Justice Wheeler responded by saying, "You made that argument before. I must respectfully disagree with your conclusion based on the records I saw."
Weidul then said, "I've been railroaded."
Justice Wheeler reminded the defendant, "We are here today for sentencing, so please be seated."
When Weidul began to verbally assail Stokes from his seat, Justice Wheeler calmed him by saying, "I'm sure you don't want to be removed from the courtroom."
Roger Downs's daughter Carly spoke to the court and said of her father's death, "I literally broke inside when I got the news. ... I had to go to a gravesite to be with him on Father's Day." She had a tiny urn with her that she held up for the judge to see, saying, "That's him — in the urn."
Vicki Legere, the sister of Roger Downs, compared his death to Sept. 11. She showed a framed photo of an "intertwined family," and said, "We continue to sift through the rubble and slowly put the pieces back. But we are changed forever." She said her brother was "a good man with an enormous heart."
A female cousin said this tragedy has taken away the family's trust in human nature.
Defense attorney Thomas Connolly referenced the family's pain but said, "That is not a driving force in the sentencing process." He stressed that there were two "coparticipants in the drinking binge," and mentioned "provocation," saying, "The decedent has some responsibility."
When Stokes was called on to speak, he referred to the severity of the beating that took place, calling it "ferocious." He discussed the aggravating factors in feeling that this type of manslaughter should be at a very high range, saying, "Mr. Weidul could have left."

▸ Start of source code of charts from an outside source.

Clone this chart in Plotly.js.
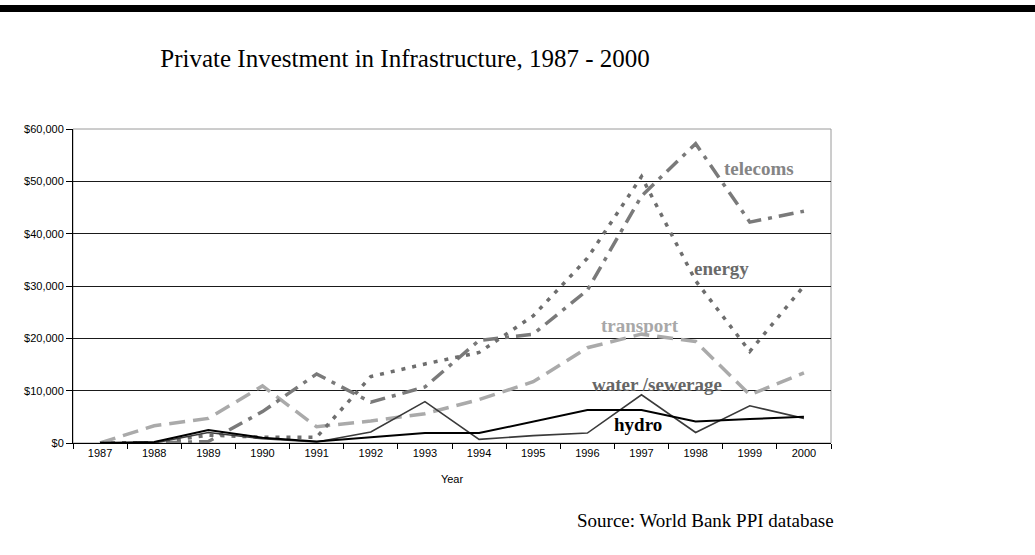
<!DOCTYPE html>
<html>
<head>
<meta charset="utf-8">
<script src="https://cdn.plot.ly/plotly-3.0.1.min.js"></script>
<style>
html,body{margin:0;padding:0;background:#fff;}
#bar{position:absolute;left:0;top:5px;width:1035px;height:7px;background:#000;}
#chart{width:1035px;height:555px;}
</style>
</head>
<body>
<div id="chart"></div>
<div id="bar"></div>
<script>
const years = ["1987","1988","1989","1990","1991","1992","1993","1994","1995","1996","1997","1998","1999","2000"];
const telecoms = [0, 0, 300, 6000, 13200, 7800, 10700, 19600, 20800, 29200, 47200, 57200, 42200, 44300];
const energy = [0, 0, 1500, 1100, 1100, 12700, 15100, 17300, 24300, 35300, 50900, 31000, 17500, 30000];
const transport = [0, 3300, 4700, 10900, 3100, 4200, 5600, 8300, 11700, 18200, 20800, 19400, 9200, 13400];
const water = [0, 0, 2000, 800, 200, 2100, 7900, 700, 1400, 1900, 9200, 2000, 7100, 4700];
const hydro = [0, 200, 2500, 1000, 300, 1100, 1900, 1900, 4100, 6300, 6300, 4100, 4600, 5000];
const seriesNames = ["telecoms","energy","transport","water /sewerage","hydro"];

const traces = [
  {x: years, y: transport, name: seriesNames[2], mode: "lines",
   line: {color: "#aaaaaa", width: 3.5, dash: "16px,8px"}},
  {x: years, y: telecoms, name: seriesNames[0], mode: "lines",
   line: {color: "#7a7a7a", width: 3.5, dash: "15px,7px,4px,7px"}},
  {x: years, y: energy, name: seriesNames[1], mode: "lines",
   line: {color: "#6e6e6e", width: 3.5, dash: "4px,7px"}},
  {x: years, y: water, name: seriesNames[3], mode: "lines",
   line: {color: "#3a3a3a", width: 1.6}},
  {x: years, y: hydro, name: seriesNames[4], mode: "lines",
   line: {color: "#000000", width: 2}}
];

const lblFont = (c) => ({family: "Liberation Serif, Times New Roman, serif", size: 19, color: c, weight: "bold"});
const axFont = {family: "Liberation Sans, Arial, sans-serif", size: 11, color: "#000"};

const layout = {
  width: 1035, height: 555,
  margin: {l: 73, r: 204, t: 129, b: 112},
  paper_bgcolor: "#fff", plot_bgcolor: "#fff",
  showlegend: false,
  title: {text: "Private Investment in Infrastructure, 1987 - 2000",
          font: {family: "Liberation Serif, Times New Roman, serif", size: 25, color: "#000"},
          x: 405/1035, xref: "container", xanchor: "center",
          y: 1 - 58/555, yref: "container", yanchor: "middle"},
  xaxis: {type: "category", range: [-0.5, 13.5], showgrid: false, zeroline: false,
          showline: true, linecolor: "#000", linewidth: 1,
          ticks: "outside", ticklen: 5, tickcolor: "#000", tickson: "boundaries",
          tickfont: axFont,
          title: {text: "Year", font: axFont, standoff: 17}},
  yaxis: {range: [0, 60000], dtick: 10000, tickprefix: "$", tickformat: ",d",
          showgrid: true, gridcolor: "#1a1a1a", gridwidth: 1, zeroline: false,
          showline: true, linecolor: "#000", linewidth: 1,
          ticks: "outside", ticklen: 6, tickcolor: "#000",
          tickfont: axFont},
  shapes: [
    {type: "rect", xref: "paper", yref: "paper", x0: 0, x1: 1, y0: 0, y1: 1,
     line: {color: "#9a9a9a", width: 1}, layer: "below"}
  ],
  annotations: [
    {text: seriesNames[0], x: 12.17, y: 52500, xref: "x", yref: "y", showarrow: false, font: lblFont("#858585")},
    {text: seriesNames[1], x: 11.47, y: 33400, xref: "x", yref: "y", showarrow: false, font: lblFont("#6a6a6a")},
    {text: seriesNames[2], x: 9.98, y: 22400, xref: "x", yref: "y", showarrow: false, font: lblFont("#a8a8a8")},
    {text: seriesNames[3], x: 10.28, y: 11100, xref: "x", yref: "y", showarrow: false, font: lblFont("#666666")},
    {text: seriesNames[4], x: 9.94, y: 3450, xref: "x", yref: "y", showarrow: false, font: lblFont("#000000")},
    {text: "Source: World Bank PPI database", xref: "paper", yref: "paper",
     x: (705-73)/758, y: (443-520)/314, xanchor: "center", yanchor: "middle", showarrow: false,
     font: {family: "Liberation Serif, Times New Roman, serif", size: 19, color: "#000"}}
  ]
};

Plotly.newPlot("chart", traces, layout, {displayModeBar: false, staticPlot: true});
</script>
</body>
</html>
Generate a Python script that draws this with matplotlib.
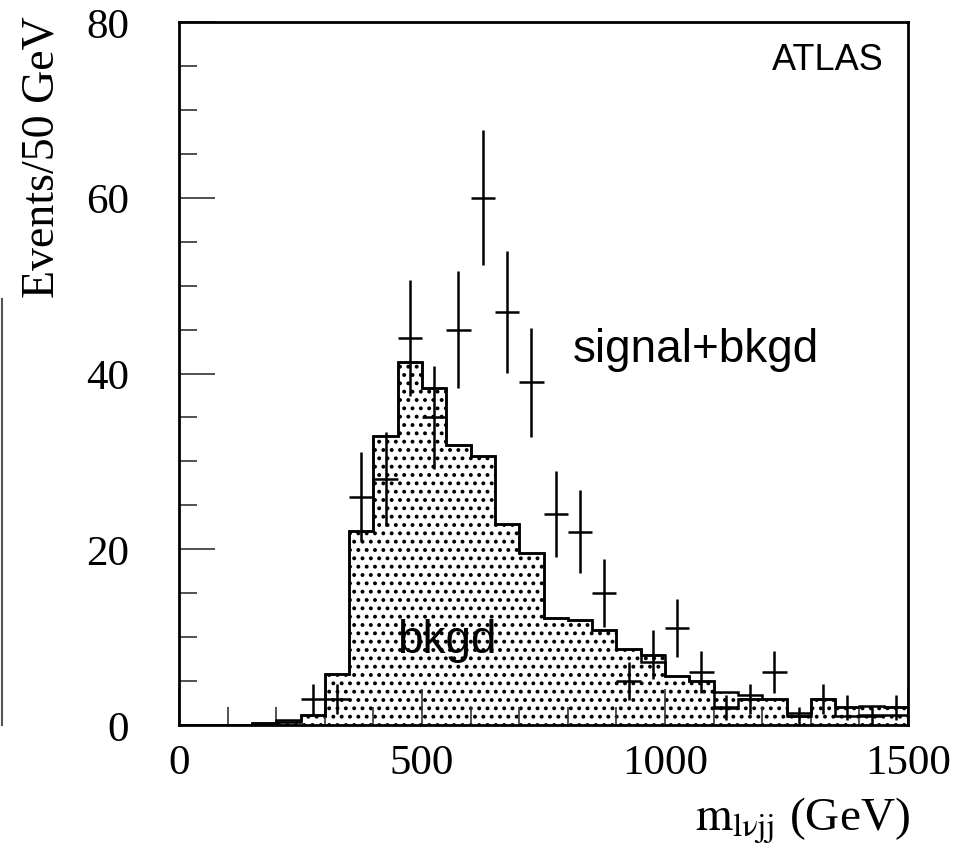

Stokes also discussed the defendant's extensive criminal record history from 1978, saying, "From that time he was basically violating the law." Another aggravating factor mentioned by Stokes was "I don't think we've seen true remorse."
Connolly, one of three lawyers representing Weidul in the manslaughter trial for the death of Downs, said the sentencing range should be in the lower range of manslaughter, the lower quadrant.
Stokes recommended a maximum sentence of 25 years with all but 18 suspended, followed by four years of probation.
Outside the courtroom, when asked to comment on Justice Wheeler's sentence, Stokes said, "It is a very fair sentence. It was very well-thought-out sentence for this particular crime."